Gone are the days when parents were the sole decision makers in a household. Kids today have a much larger voice, as well as spending power, and are seen as equals in the family. Their opinion matters to their parents from what computer or car to purchase to where they should go on vacation. Millennials have grown up with their parents wanting their input and praising them as special, so it’s no wonder that they’ve formed a strong bond with their parents who seek to be highly involved in their lives and who want to help them towards the best possible future.
In fact, we recently surveyed more than 2,100 Millennials ages 13-30 about their relationship with their parents and a third call their parents their “close friends.” Sure, most teens go through a phase where they think their parents are embarrassing or lame, but overall, Millennials enjoy spending time with their parents (68%) and nearly half say they confide in their parents.
This closeness and comfort between Millennials and their parents also explains why so many young adults are moving back home and are living there longer. They feel happy at home and long to grow up later. It’s not necessarily embarrassing for a 20-something to live at home today. In fact, it just might be strategic in this economy. And we’re also seeing a trend wherein Millennials are settling down and starting a family of their own later than previous generations, so their parents and siblings, as well as friends, continue to be their main support system through their early and mid-20s.

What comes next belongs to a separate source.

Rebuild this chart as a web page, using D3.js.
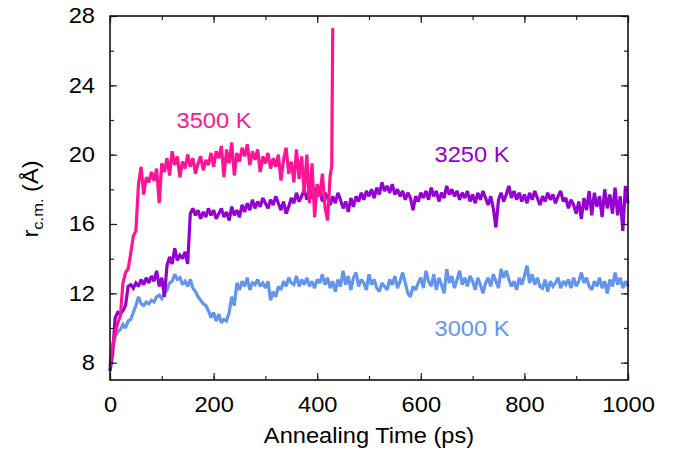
<!DOCTYPE html>
<html>
<head>
<meta charset="utf-8">
<script src="https://cdn.jsdelivr.net/npm/d3@7"></script>
<style>
  body { margin: 0; background: #fff; }
  text { font-family: "Liberation Sans", Helvetica, Arial, sans-serif; }
</style>
</head>
<body>
<div id="chart"></div>
<script>
var times = d3.range(0, 1001, 5);

var r3000 = [7.6,8.8,9.5,9.8,9.9,10.2,10.0,10.4,10.5,10.9,11.3,11.8,11.4,11.3,11.5,11.4,11.6,11.5,11.8,11.9,
  11.7,12.0,12.2,12.6,12.7,13.1,12.8,12.9,12.5,12.7,12.4,12.8,12.3,12.1,11.8,11.6,11.4,11.3,11.0,10.6,
  10.9,10.4,10.8,10.3,10.5,10.4,10.9,11.8,11.3,12.6,12.2,12.7,12.4,12.9,12.2,12.6,12.5,12.8,12.4,12.6,
  12.3,12.7,11.6,12.1,11.8,12.4,12.2,12.7,12.4,12.9,12.6,12.5,13.0,12.4,12.8,12.5,12.9,12.4,12.7,12.3,
  12.8,12.6,13.1,12.5,12.9,12.3,12.7,12.1,12.8,12.4,13.3,12.5,13.0,12.2,12.9,13.2,12.4,12.8,12.6,12.2,
  13.1,12.5,12.8,12.3,12.1,12.6,12.4,12.2,12.8,12.5,13.0,12.3,12.7,13.2,12.6,12.0,11.8,12.4,12.2,12.6,
  12.9,12.3,13.3,12.7,12.4,13.1,12.2,12.9,12.5,12.0,13.4,12.6,13.0,12.3,12.8,13.3,12.5,12.9,12.4,13.0,
  12.7,12.2,12.9,12.5,12.0,12.6,12.9,12.4,13.1,12.7,12.3,13.4,12.9,13.3,12.8,12.4,12.7,12.2,12.9,12.5,
  13.0,13.6,12.6,13.1,12.5,12.9,12.4,12.3,12.8,12.1,12.7,12.4,12.6,12.9,12.3,12.7,12.5,12.8,12.3,12.9,
  12.4,12.7,13.2,12.6,12.9,12.4,12.2,12.7,12.4,12.9,12.3,12.7,12.0,12.8,12.4,13.2,12.5,12.9,12.3,12.7,
  12.4];

var r3250 = [7.5,8.5,10.6,10.9,10.8,11.0,11.3,12.4,12.5,12.3,12.6,12.4,12.8,12.5,12.9,12.6,13.0,12.7,13.3,12.4,
  12.9,11.8,13.6,14.1,13.7,14.6,13.9,14.2,14.0,14.4,13.7,16.6,16.9,16.5,16.8,16.3,16.7,16.4,16.9,16.5,
  16.8,16.3,16.6,16.9,16.4,16.7,16.2,17.0,16.5,16.8,16.4,17.1,16.7,17.2,16.8,17.4,16.9,17.3,17.0,17.5,
  17.2,16.9,17.4,17.1,17.6,17.2,16.8,17.3,16.6,17.0,17.5,17.2,17.8,17.3,17.6,18.0,17.4,17.9,17.5,18.1,
  17.6,17.9,17.3,17.8,17.5,17.1,17.6,17.2,17.8,17.4,16.9,17.3,16.7,17.5,17.0,17.6,17.3,17.8,17.4,17.9,
  17.6,18.0,17.5,18.1,17.7,18.4,17.9,18.2,17.8,18.3,17.7,18.0,17.6,17.9,17.4,17.8,17.5,16.8,17.6,17.3,
  17.8,17.5,17.9,17.4,18.1,17.6,17.9,17.3,17.8,17.5,18.2,17.7,18.0,17.6,17.9,17.4,17.8,17.5,17.9,17.3,
  17.7,17.2,17.8,17.4,17.9,17.5,17.1,17.6,16.9,15.8,17.4,17.8,17.3,17.7,18.2,17.5,17.9,17.4,17.8,17.3,
  17.7,17.2,17.8,17.4,17.9,17.5,17.1,17.6,17.3,17.8,17.4,17.7,17.2,17.6,17.9,17.3,17.5,16.9,17.4,17.1,
  16.6,17.3,16.3,17.5,16.8,17.9,16.5,17.8,17.0,17.6,16.4,18.0,16.9,17.7,16.6,18.1,16.5,17.6,15.6,18.2,
  17.2];

var t3500 = d3.range(0, 426, 5).concat([428, 430]);
var r3500 = [7.8,9.0,9.7,10.3,10.7,12.6,13.2,13.4,14.3,15.3,15.6,18.3,19.3,17.7,18.7,18.4,19.0,18.5,19.2,17.2,
  19.5,19.0,19.8,18.8,20.2,19.4,19.9,18.7,19.6,19.2,20.0,19.3,19.8,18.9,19.5,19.9,19.1,19.7,19.4,20.1,
  19.3,20.2,19.8,20.5,18.7,20.3,19.5,20.7,18.8,20.1,19.6,20.4,19.9,20.6,19.4,20.2,19.7,20.3,19.0,19.9,
  19.5,20.1,19.2,19.8,19.3,20.0,18.5,19.7,20.4,18.9,19.6,18.4,20.3,18.6,19.9,17.8,20.0,17.2,19.5,16.4,
  18.3,17.6,18.9,17.0,16.2,18.8,19.3,27.3];

var xTicks = [0, 200, 400, 600, 800, 1000];
var yTicks = [8, 12, 16, 20, 24, 28];

var seriesNames = ["3000 K", "3250 K", "3500 K"];
var seriesColors = ["#6495ed", "#9400d3", "#ff1493"];

var width = 673, height = 456;
var margin = { top: 16, right: 45, bottom: 76, left: 110 };
var w = width - margin.left - margin.right;
var h = height - margin.top - margin.bottom;
var fontSize = 21.5, stretch = 1.1;

var svg = d3.select("#chart").append("svg")
    .attr("width", width)
    .attr("height", height);

var g = svg.append("g")
    .attr("transform", "translate(" + margin.left + "," + margin.top + ")");

var x = d3.scaleLinear().domain([0, 1000]).range([0, w]);
var y = d3.scaleLinear().domain([7, 28]).range([h, 0]);

var line = d3.line()
    .x(function(d) { return x(d[0]); })
    .y(function(d) { return y(d[1]); });

var data = [
  d3.zip(times, r3000),
  d3.zip(times, r3250),
  d3.zip(t3500, r3500)
];

g.selectAll(".series")
  .data(data)
  .enter()
  .append("path")
    .attr("class", "series")
    .attr("d", line)
    .attr("fill", "none")
    .attr("stroke", function(d, i) { return seriesColors[i]; })
    .attr("stroke-width", 3.2)
    .attr("stroke-linejoin", "miter")
    .attr("stroke-miterlimit", 2);

// minor ticks on all four sides
var minorX = d3.range(0, 1001, 100), minorY = d3.range(8, 28.1, 2);
g.append("g").attr("transform", "translate(0," + h + ")")
  .call(d3.axisBottom(x).tickValues(minorX).tickSize(-4).tickFormat(""));
g.append("g")
  .call(d3.axisTop(x).tickValues(minorX).tickSize(-4).tickFormat(""));
g.append("g")
  .call(d3.axisLeft(y).tickValues(minorY).tickSize(-4).tickFormat(""));
g.append("g").attr("transform", "translate(" + w + ",0)")
  .call(d3.axisRight(y).tickValues(minorY).tickSize(-4).tickFormat(""));

// major ticks
var xAxis = g.append("g").attr("transform", "translate(0," + h + ")")
  .call(d3.axisBottom(x).tickValues(xTicks).tickSize(-7).tickPadding(17).tickFormat(d3.format("d")));
g.append("g")
  .call(d3.axisTop(x).tickValues(xTicks).tickSize(-7).tickFormat(""));
var yAxis = g.append("g")
  .call(d3.axisLeft(y).tickValues(yTicks).tickSize(-7).tickPadding(15).tickFormat(d3.format("d")));
g.append("g").attr("transform", "translate(" + w + ",0)")
  .call(d3.axisRight(y).tickValues(yTicks).tickSize(-7).tickFormat(""));

g.selectAll(".domain").remove();
g.selectAll(".tick line").attr("stroke", "#222").attr("stroke-width", 1.2);

xAxis.selectAll("text")
    .attr("font-size", fontSize)
    .attr("fill", "#000")
    .attr("font-family", null)
    .attr("transform", "scale(" + stretch + ",1)");
yAxis.selectAll("text")
    .attr("font-size", fontSize)
    .attr("fill", "#000")
    .attr("font-family", null)
    .attr("x", 0)
    .attr("transform", "translate(-15,0) scale(" + stretch + ",1)");

// frame
g.append("rect")
    .attr("width", w)
    .attr("height", h)
    .attr("fill", "none")
    .attr("stroke", "#111")
    .attr("stroke-width", 1.6);

// axis titles
svg.append("text")
    .attr("text-anchor", "middle")
    .attr("font-size", fontSize)
    .attr("transform", "translate(" + (margin.left + w / 2) + ",443) scale(" + stretch + ",1)")
    .text("Annealing Time (ps)");

var yt = svg.append("text")
    .attr("text-anchor", "middle")
    .attr("font-size", fontSize)
    .attr("transform", "translate(38,199) rotate(-90) scale(" + stretch + ",1)");
yt.append("tspan").text("r");
yt.append("tspan").attr("font-size", 15).attr("dy", 5).text("c.m.");
yt.append("tspan").attr("dy", -5).text(" (Å)");

// series labels
var labelPos = [[472, 336], [472, 162], [214, 128]];
svg.selectAll(".lab")
  .data(seriesNames)
  .enter()
  .append("text")
    .attr("class", "lab")
    .attr("text-anchor", "middle")
    .attr("font-size", fontSize)
    .attr("fill", function(d, i) { return seriesColors[i]; })
    .attr("transform", function(d, i) {
      return "translate(" + labelPos[i][0] + "," + labelPos[i][1] + ") scale(" + stretch + ",1)";
    })
    .text(function(d) { return d; });
</script>
</body>
</html>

These relationships are set in motion by a uniquely close upbringing, and are fueled by technology.
We imagine a continued closeness among youth and their parents, which we’re already seeing among parents and very young kids. As the New York Times pointed out, “buddy” has become the most common nickname that parents choose for their children, replacing phrases used by previous generations like “champ,” “sport,” or more authoritative expressions such as “now, son.” The generation gap is shrinking as parents and kids become pals, and we expect it to even more as Millennials have kids who they treat as their “buddies,” too.